Deans was sentenced to detention in a young offender institution for three years and four months for the drugs offences, with two months added because he delivered drugs in a car while disqualified from driving.

His friend Tyrone Khan – the youngest defendant at just turned 18 – of Parkway, West Bowling, received three years and four months in a young offender institution.

Drug user Karen Coates, 52, of Shetcliffe Lane, Bierly, who had passed drugs to the undercover officer on one occasion, was given a 16-month prison sentence, suspended for two years.

Dwaine Williams, 25, of Brookfield Road, Barkerend, who also admitted supplying drugs to the covert officer, was sentenced to three years and four months in jail.
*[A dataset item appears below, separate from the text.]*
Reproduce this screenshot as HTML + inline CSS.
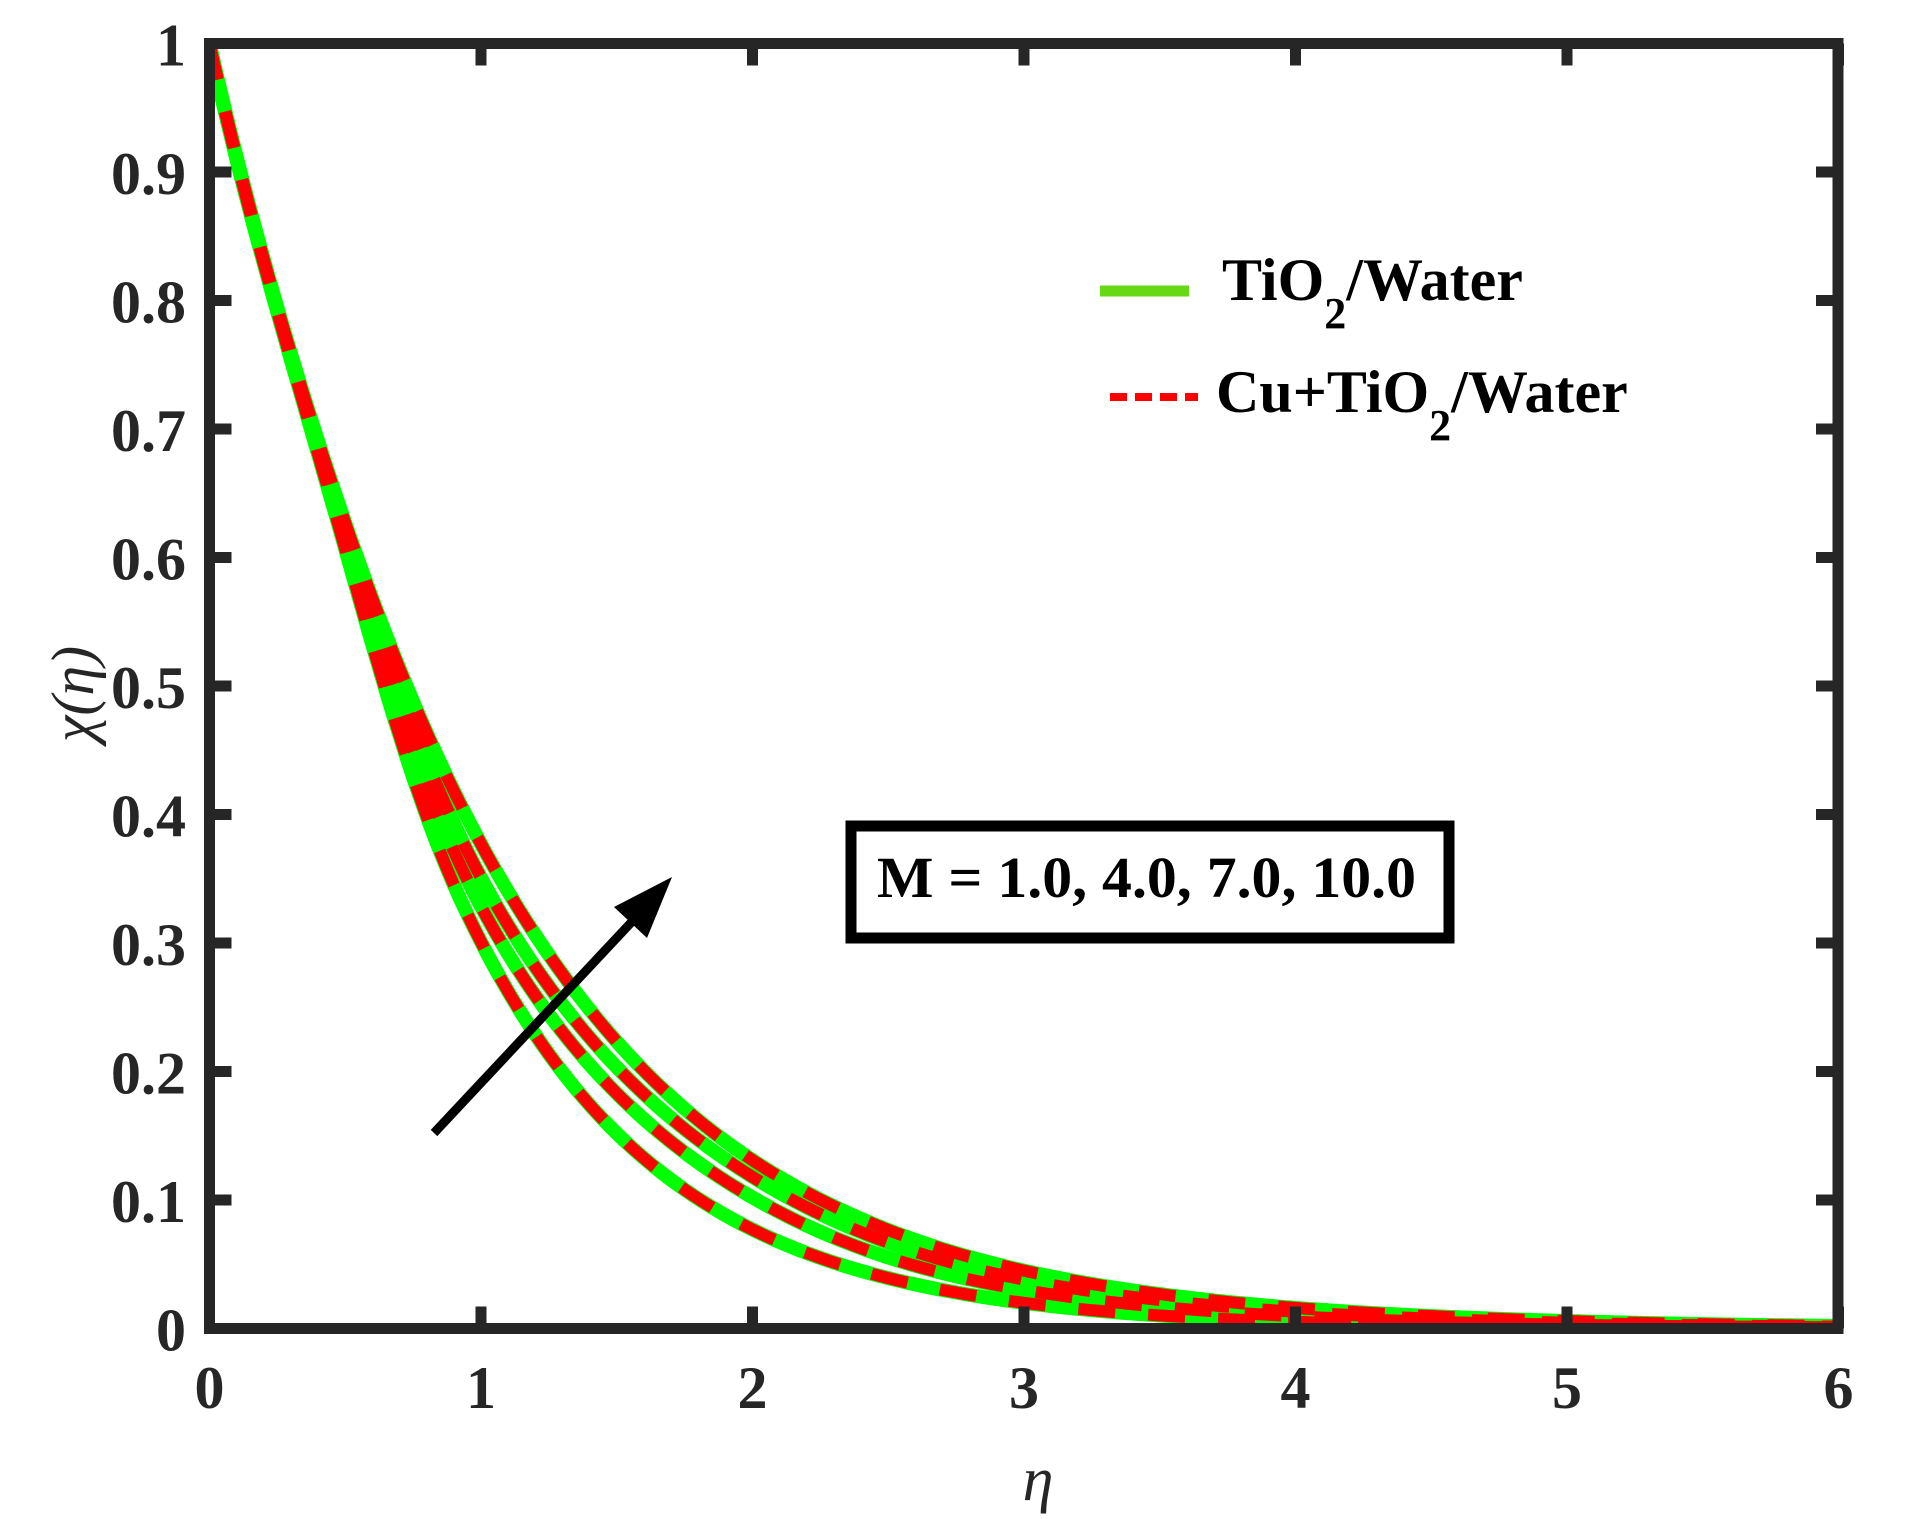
<!DOCTYPE html>
<html><head><meta charset="utf-8"><style>
html,body{margin:0;padding:0;background:#fff;}
svg{display:block;}
text{font-family:"Liberation Serif","DejaVu Serif",serif;fill:#262626;}
</style></head><body>
<svg id="s" width="1908" height="1519" viewBox="0 0 1908 1519" xmlns="http://www.w3.org/2000/svg">
<defs><clipPath id="c"><rect x="209" y="38" width="1630" height="1291"/></clipPath></defs>
<g id="curves" clip-path="url(#c)"></g>
<g stroke="#262626" stroke-width="11" fill="none" id="axes">
<rect x="209.5" y="43.5" width="1628.5" height="1285"/>
</g>
<g id="ticks" stroke="#262626" stroke-width="11"></g>
<g id="labels" font-weight="bold" font-size="60"></g>
<text x="1038" y="1500" font-size="62" font-style="italic" text-anchor="middle">η</text>
<text transform="translate(93,694) rotate(-90)" font-size="60" font-style="italic" text-anchor="middle">χ(η)</text>
<line x1="1100" y1="291" x2="1189" y2="291" stroke="#66d814" stroke-width="11"/>
<line x1="1110" y1="397" x2="1198" y2="397" stroke="#ff0000" stroke-width="8" stroke-dasharray="17 8"/>
<text x="1222" y="300" font-size="60" font-weight="bold" fill="#000" style="fill:#000">TiO<tspan font-size="44" dy="28">2</tspan><tspan dy="-28">/Water</tspan></text>
<text x="1216" y="412" font-size="60" font-weight="bold" style="fill:#000">Cu+TiO<tspan font-size="44" dy="28">2</tspan><tspan dy="-28">/Water</tspan></text>
<rect x="851" y="826" width="598" height="112" fill="#fff" stroke="#000" stroke-width="11"/>
<text x="877" y="897" font-size="58" font-weight="bold" textLength="539" lengthAdjust="spacingAndGlyphs" style="fill:#000">M = 1.0, 4.0, 7.0, 10.0</text>
<line x1="434" y1="1133" x2="655" y2="897" stroke="#000" stroke-width="9"/>
<polygon points="672,877 614,907 647,938" fill="#000"/>
</svg>
<script>
(function(){
var NS="http://www.w3.org/2000/svg";
var X0=209.5,SX=271.5,Y0=1328.5,SY=1285;
function px(e){return X0+e*SX;} function py(v){return Y0-v*SY;}
var data=[
[[0,1],[0.455,0.640],[0.924,0.334],[2,0.077],[3,0.020],[4,0.0052],[5,0.0014],[6,0.0004]],
[[0,1],[0.455,0.645],[0.986,0.334],[2,0.102],[3,0.030],[4,0.0095],[5,0.003],[6,0.001]],
[[0,1],[0.455,0.650],[1.044,0.334],[2,0.118],[3,0.038],[4,0.013],[5,0.0045],[6,0.0015]],
[[0,1],[0.455,0.655],[1.117,0.334],[2,0.131],[3,0.045],[4,0.016],[5,0.0058],[6,0.002]]];
function interp(pts){
 var n=pts.length,x=pts.map(p=>p[0]),y=pts.map(p=>Math.log(p[1]));
 var d=[],m=[];
 for(var i=0;i<n-1;i++)d.push((y[i+1]-y[i])/(x[i+1]-x[i]));
 m[0]=d[0];m[n-1]=d[n-2];
 for(i=1;i<n-1;i++){m[i]=(d[i-1]*d[i]<=0)?0:2/(1/d[i-1]+1/d[i]);}
 return function(t){
  var k=0;while(k<n-2&&t>x[k+1])k++;
  var h=x[k+1]-x[k],s=(t-x[k])/h;
  var h00=2*s*s*s-3*s*s+1,h10=s*s*s-2*s*s+s,h01=-2*s*s*s+3*s*s,h11=s*s*s-s*s;
  return Math.exp(h00*y[k]+h10*h*m[k]+h01*y[k+1]+h11*h*m[k+1]);
 };
}
var g=document.getElementById("curves");
var paths=data.map(function(pts){
 var f=interp(pts),s="";
 for(var e=0;e<=6.0001;e+=0.005){s+=(s?"L":"M")+px(e).toFixed(2)+","+py(f(e)).toFixed(2);}
 return s;
});
paths.forEach(function(d){var p=document.createElementNS(NS,"path");p.setAttribute("d",d);p.setAttribute("fill","none");p.setAttribute("stroke","#00ff00");p.setAttribute("stroke-width","14");g.appendChild(p);});
paths.forEach(function(d){var p=document.createElementNS(NS,"path");p.setAttribute("d",d);p.setAttribute("fill","none");p.setAttribute("stroke","#ff0000");p.setAttribute("stroke-width","12");p.setAttribute("stroke-dasharray","37 33");g.appendChild(p);});
var t=document.getElementById("ticks"),L=document.getElementById("labels");
function ln(a,b,c,d){var l=document.createElementNS(NS,"line");l.setAttribute("x1",a);l.setAttribute("y1",b);l.setAttribute("x2",c);l.setAttribute("y2",d);t.appendChild(l);}
function tx(x,y,s,anc){var e=document.createElementNS(NS,"text");e.setAttribute("x",x);e.setAttribute("y",y);e.setAttribute("text-anchor",anc);e.textContent=s;L.appendChild(e);}
for(var i=0;i<=6;i++){var x=px(i);ln(x,Y0,x,Y0-22);ln(x,43.5,x,65.5);tx(x,1408,""+i,"middle");}
for(i=0;i<=10;i++){var v=i/10,y=py(v);ln(X0,y,X0+22,y);ln(1838,y,1816,y);tx(186,y+22,i==0?"0":(i==10?"1":"0."+i),"end");}
})();
</script>
</body></html>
The prison sentences prompted dismay in the public gallery. Judge Thomas said the “shock” of the defendants reflected lack of real understanding in the public at large about consequences of drugs supply.

All the defendants had pleaded guilty to offences of either supplying or being concerned in the supply of drugs.

One of the most active dealers was Qaiser Rehman, 23, of Grantham Road, Great Horton who was jailed for five years. His younger brother Faisal, 19, of Grantham Place, Great Horton, had his custodial sentence of 18 months suspended for two years, with 180 hours unpaid work.

Akheel Ali, 25, of Cecil Avenue, Great Horton, was imprisoned for two years, and Ansar Mahmood, 24, of Sherborne Road, Great Horton, was jailed for three years and six months.

Amjid Khan, 24, of Boynton Street, West Bowling, was locked up for 27 months and 18-year-old Rommel Morgan, of Ilbert Avenue, Bierley, was sent to a young offender institution for two years.

Bottom of the chain was drug user Nicholas McVay, 43, of Grafton Street who was received an 18-month prison sentence, suspended for two years.

Zeshan Hussain, 26, of Batley who was a carer for his ill parents and who recently become a father for the second time, was jailed for four years. He was described by the judge as playing a “significant” and “persistent” role.


Jose Fernandez, 34, of New Cross Street, West Bowling, moved to England in 2010 from Portugal, where he left school with various qualifications, later working for P&O Ferries. His downward spiral began when he moved to England and he was jailed for three years, three months, with two burglaries taken into account and running concurrently alongside the drugs sentence.

Latvian Igors Kirilko, 31, of Manningham Lane, was jailed for 18 months. Cousins Noman Khan, 35, and Iyas Khan, 20, both played significant roles. Noman Khan, of Hobine Avenue, West Bowling, was jailed for four years. Iyas Khan, of Greaves Street, Bradford, was sent to a young offender institution for three years.

Bradford District Community Safety Chief Inspector, Dan Greenwood said the arrests were as a result of community intelligence and “specific requests from the community” of West Bowling to tackle drug dealing.

He said: “Those who think they can live a criminal lifestyle in our city and tarnish the national reputation of Bradford will quickly find themselves facing the full extent of the law.”